Christine, Wondering

Random Musings of a Human Becoming

Monday, May 28, 2007

Two things

. . . two disgruntled, unhappy things.

Firstly, by and large I'm at peace with the fact that the unhappy parts of my childhood were largely due to undiagnosed Aspergers (which wasn't even recognised as a condition until I was 13 anyway) and that it's no one's fault that I had problems. But today when searching for my tax file number I came across all of my old reports from primary school and early high school. And I suddenly felt a surge of real anger over what I was reading. "Seems withdrawn" . . . "very quiet" . . . "seems to be happy sitting alone" . . . "sometimes seems tense" . . . "is prone to daydreaming" . . .
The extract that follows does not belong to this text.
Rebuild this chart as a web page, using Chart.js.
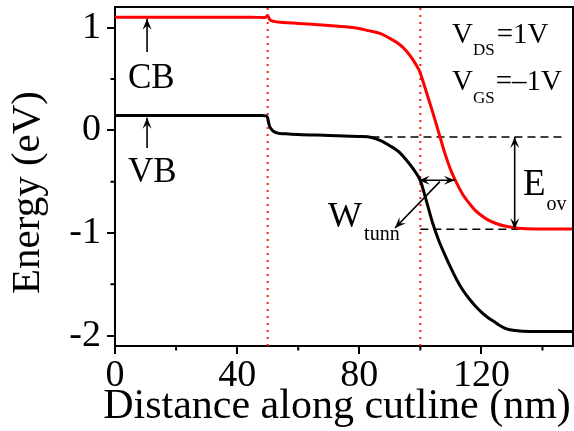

WHY THE FUCK DIDN'T ANYONE REALISE THAT SOMETHING WAS WRONG WITH ME?!

Even though Aspergers wasn't recognised at the time, surely someone somewhere should have noticed that I wasn't normal! Between my parents (accepting me for who I was and not worrying about it) and my teachers (noticing that I was different and wanting me to be punished / bullied into acting normal), it never seems to have occurred to anyone that my differences might be real differences rather than misbehaviours or personality defects.

I have no idea whether there’s anything they could have done, if they’d known that I really wasn’t capable of just being normal. But it hurts to think that there might have been something.

Secondly, and on a less dramatic note, I’m currently a rather frustrated namesnerd. I want to get some reliable, sensible name suggestions, but I can’t go to the only sensible name site out there without getting dragged into personal stuff. I don’t want to be involved in all that, I just want names. But if I go back, I’ll get pounced on and bashed up for stuff that happened in the past, so I have to stay name-suggestion-less. Bah.

I think I'm coming down with a virus, too. Blech.